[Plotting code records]
= = = =
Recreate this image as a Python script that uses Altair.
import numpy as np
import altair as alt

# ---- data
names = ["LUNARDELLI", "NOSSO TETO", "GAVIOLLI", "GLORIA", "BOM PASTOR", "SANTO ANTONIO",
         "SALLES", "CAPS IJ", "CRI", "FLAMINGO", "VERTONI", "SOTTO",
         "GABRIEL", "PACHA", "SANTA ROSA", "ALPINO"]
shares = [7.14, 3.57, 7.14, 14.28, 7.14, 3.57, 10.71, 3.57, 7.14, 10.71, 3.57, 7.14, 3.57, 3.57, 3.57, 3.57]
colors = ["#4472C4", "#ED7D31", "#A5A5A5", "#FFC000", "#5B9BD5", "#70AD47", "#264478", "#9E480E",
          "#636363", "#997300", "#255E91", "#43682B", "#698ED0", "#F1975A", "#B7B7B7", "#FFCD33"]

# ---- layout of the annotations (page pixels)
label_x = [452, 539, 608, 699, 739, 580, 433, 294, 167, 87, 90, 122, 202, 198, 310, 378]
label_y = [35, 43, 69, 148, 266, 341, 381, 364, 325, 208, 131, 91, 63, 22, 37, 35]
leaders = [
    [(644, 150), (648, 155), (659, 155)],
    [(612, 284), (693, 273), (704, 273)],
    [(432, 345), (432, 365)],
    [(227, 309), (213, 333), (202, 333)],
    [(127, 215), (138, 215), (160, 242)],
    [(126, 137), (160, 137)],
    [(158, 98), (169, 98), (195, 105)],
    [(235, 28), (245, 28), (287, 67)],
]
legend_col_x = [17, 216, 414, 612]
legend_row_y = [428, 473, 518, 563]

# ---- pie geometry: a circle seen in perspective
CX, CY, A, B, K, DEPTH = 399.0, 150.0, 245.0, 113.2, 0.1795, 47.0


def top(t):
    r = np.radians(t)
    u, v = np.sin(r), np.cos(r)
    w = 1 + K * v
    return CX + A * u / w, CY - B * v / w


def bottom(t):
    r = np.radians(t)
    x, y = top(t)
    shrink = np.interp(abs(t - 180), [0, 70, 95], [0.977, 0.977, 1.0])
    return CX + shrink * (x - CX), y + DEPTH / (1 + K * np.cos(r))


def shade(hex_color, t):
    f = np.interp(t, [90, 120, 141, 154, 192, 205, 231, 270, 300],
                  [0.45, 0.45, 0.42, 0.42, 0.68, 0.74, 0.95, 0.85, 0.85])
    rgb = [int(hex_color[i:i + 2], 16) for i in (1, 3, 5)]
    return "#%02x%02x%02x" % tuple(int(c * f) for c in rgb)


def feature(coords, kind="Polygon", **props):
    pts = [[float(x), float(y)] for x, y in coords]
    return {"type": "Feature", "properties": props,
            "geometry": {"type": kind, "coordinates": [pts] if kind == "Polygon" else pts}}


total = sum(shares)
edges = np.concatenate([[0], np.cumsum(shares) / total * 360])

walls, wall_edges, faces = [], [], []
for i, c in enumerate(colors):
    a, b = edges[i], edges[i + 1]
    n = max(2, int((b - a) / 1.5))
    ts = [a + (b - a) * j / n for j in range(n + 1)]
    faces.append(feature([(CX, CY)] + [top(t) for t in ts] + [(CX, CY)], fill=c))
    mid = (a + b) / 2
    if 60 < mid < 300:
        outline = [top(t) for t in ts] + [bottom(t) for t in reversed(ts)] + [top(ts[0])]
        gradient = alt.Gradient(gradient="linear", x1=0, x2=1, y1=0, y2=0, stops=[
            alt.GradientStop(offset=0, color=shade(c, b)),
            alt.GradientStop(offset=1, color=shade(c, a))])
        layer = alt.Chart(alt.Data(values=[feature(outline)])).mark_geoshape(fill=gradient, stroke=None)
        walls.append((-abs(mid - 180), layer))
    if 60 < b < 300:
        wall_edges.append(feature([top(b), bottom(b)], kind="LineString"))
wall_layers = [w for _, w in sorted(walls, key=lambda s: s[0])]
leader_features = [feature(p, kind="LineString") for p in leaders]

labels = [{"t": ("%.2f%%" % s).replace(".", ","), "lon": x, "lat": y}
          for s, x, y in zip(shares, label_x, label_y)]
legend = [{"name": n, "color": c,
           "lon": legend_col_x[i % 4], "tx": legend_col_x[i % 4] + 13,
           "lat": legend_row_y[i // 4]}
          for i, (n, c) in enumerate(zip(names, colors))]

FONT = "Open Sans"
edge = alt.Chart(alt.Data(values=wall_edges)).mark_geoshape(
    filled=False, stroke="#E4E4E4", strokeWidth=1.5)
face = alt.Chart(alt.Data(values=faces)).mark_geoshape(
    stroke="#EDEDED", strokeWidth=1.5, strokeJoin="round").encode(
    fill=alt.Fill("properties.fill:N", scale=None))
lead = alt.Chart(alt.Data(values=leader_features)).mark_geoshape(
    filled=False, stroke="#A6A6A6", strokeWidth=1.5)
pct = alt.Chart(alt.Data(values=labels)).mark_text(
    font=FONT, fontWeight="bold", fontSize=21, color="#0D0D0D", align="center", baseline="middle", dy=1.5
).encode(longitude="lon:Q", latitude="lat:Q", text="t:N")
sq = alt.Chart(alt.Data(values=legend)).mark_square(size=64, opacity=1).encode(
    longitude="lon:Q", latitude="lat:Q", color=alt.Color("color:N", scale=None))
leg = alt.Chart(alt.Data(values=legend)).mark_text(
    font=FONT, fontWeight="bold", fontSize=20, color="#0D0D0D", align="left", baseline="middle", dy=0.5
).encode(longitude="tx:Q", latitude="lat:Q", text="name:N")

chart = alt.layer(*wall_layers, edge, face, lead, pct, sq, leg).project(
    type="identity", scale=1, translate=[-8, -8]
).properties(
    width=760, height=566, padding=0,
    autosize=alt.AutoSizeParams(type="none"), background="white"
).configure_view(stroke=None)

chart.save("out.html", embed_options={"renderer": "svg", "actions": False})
= = = =
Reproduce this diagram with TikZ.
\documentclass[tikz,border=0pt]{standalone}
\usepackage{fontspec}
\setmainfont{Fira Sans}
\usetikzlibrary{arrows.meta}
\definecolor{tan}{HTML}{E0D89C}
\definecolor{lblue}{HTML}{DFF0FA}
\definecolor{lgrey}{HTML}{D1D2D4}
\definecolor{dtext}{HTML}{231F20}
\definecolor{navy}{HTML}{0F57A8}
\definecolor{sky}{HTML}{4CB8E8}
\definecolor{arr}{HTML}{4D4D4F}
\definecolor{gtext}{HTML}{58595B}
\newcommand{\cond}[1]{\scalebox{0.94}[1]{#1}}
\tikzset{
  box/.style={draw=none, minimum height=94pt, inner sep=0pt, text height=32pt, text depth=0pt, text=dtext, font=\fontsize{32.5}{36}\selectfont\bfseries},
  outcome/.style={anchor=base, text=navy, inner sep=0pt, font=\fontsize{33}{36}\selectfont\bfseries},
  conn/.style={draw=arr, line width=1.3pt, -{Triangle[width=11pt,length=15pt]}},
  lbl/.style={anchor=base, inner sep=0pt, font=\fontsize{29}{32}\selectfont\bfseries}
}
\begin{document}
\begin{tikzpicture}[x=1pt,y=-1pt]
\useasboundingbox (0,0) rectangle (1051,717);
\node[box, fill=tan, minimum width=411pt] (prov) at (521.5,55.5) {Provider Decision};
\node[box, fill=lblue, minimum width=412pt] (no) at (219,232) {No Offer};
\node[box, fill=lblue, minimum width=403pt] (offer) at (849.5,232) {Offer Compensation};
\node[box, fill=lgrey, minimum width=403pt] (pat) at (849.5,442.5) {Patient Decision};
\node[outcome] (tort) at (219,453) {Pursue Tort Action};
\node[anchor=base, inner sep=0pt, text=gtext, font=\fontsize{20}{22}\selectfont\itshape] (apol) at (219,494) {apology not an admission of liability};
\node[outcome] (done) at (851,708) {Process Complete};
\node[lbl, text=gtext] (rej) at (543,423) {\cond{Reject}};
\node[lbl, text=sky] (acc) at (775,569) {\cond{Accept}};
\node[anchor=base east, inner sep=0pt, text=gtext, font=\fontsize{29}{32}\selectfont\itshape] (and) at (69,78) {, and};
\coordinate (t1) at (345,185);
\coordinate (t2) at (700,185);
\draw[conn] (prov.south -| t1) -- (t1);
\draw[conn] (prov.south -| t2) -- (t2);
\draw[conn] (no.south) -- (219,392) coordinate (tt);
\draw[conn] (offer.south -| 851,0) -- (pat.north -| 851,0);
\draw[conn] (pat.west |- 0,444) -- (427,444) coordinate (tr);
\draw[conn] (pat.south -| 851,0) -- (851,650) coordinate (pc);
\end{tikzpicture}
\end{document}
= = = =
→ TASK
Copy verbatim the line that contains "Recreate this image", the line that contains "for c in rgb)", and all lines between them.

→ WRITTEN SOLUTION
Recreate this image as a Python script that uses Altair.
import numpy as np
import altair as alt

# ---- data
names = ["LUNARDELLI", "NOSSO TETO", "GAVIOLLI", "GLORIA", "BOM PASTOR", "SANTO ANTONIO",
         "SALLES", "CAPS IJ", "CRI", "FLAMINGO", "VERTONI", "SOTTO",
         "GABRIEL", "PACHA", "SANTA ROSA", "ALPINO"]
shares = [7.14, 3.57, 7.14, 14.28, 7.14, 3.57, 10.71, 3.57, 7.14, 10.71, 3.57, 7.14, 3.57, 3.57, 3.57, 3.57]
colors = ["#4472C4", "#ED7D31", "#A5A5A5", "#FFC000", "#5B9BD5", "#70AD47", "#264478", "#9E480E",
          "#636363", "#997300", "#255E91", "#43682B", "#698ED0", "#F1975A", "#B7B7B7", "#FFCD33"]

# ---- layout of the annotations (page pixels)
label_x = [452, 539, 608, 699, 739, 580, 433, 294, 167, 87, 90, 122, 202, 198, 310, 378]
label_y = [35, 43, 69, 148, 266, 341, 381, 364, 325, 208, 131, 91, 63, 22, 37, 35]
leaders = [
    [(644, 150), (648, 155), (659, 155)],
    [(612, 284), (693, 273), (704, 273)],
    [(432, 345), (432, 365)],
    [(227, 309), (213, 333), (202, 333)],
    [(127, 215), (138, 215), (160, 242)],
    [(126, 137), (160, 137)],
    [(158, 98), (169, 98), (195, 105)],
    [(235, 28), (245, 28), (287, 67)],
]
legend_col_x = [17, 216, 414, 612]
legend_row_y = [428, 473, 518, 563]

# ---- pie geometry: a circle seen in perspective
CX, CY, A, B, K, DEPTH = 399.0, 150.0, 245.0, 113.2, 0.1795, 47.0


def top(t):
    r = np.radians(t)
    u, v = np.sin(r), np.cos(r)
    w = 1 + K * v
    return CX + A * u / w, CY - B * v / w


def bottom(t):
    r = np.radians(t)
    x, y = top(t)
    shrink = np.interp(abs(t - 180), [0, 70, 95], [0.977, 0.977, 1.0])
    return CX + shrink * (x - CX), y + DEPTH / (1 + K * np.cos(r))


def shade(hex_color, t):
    f = np.interp(t, [90, 120, 141, 154, 192, 205, 231, 270, 300],
                  [0.45, 0.45, 0.42, 0.42, 0.68, 0.74, 0.95, 0.85, 0.85])
    rgb = [int(hex_color[i:i + 2], 16) for i in (1, 3, 5)]
    return "#%02x%02x%02x" % tuple(int(c * f) for c in rgb)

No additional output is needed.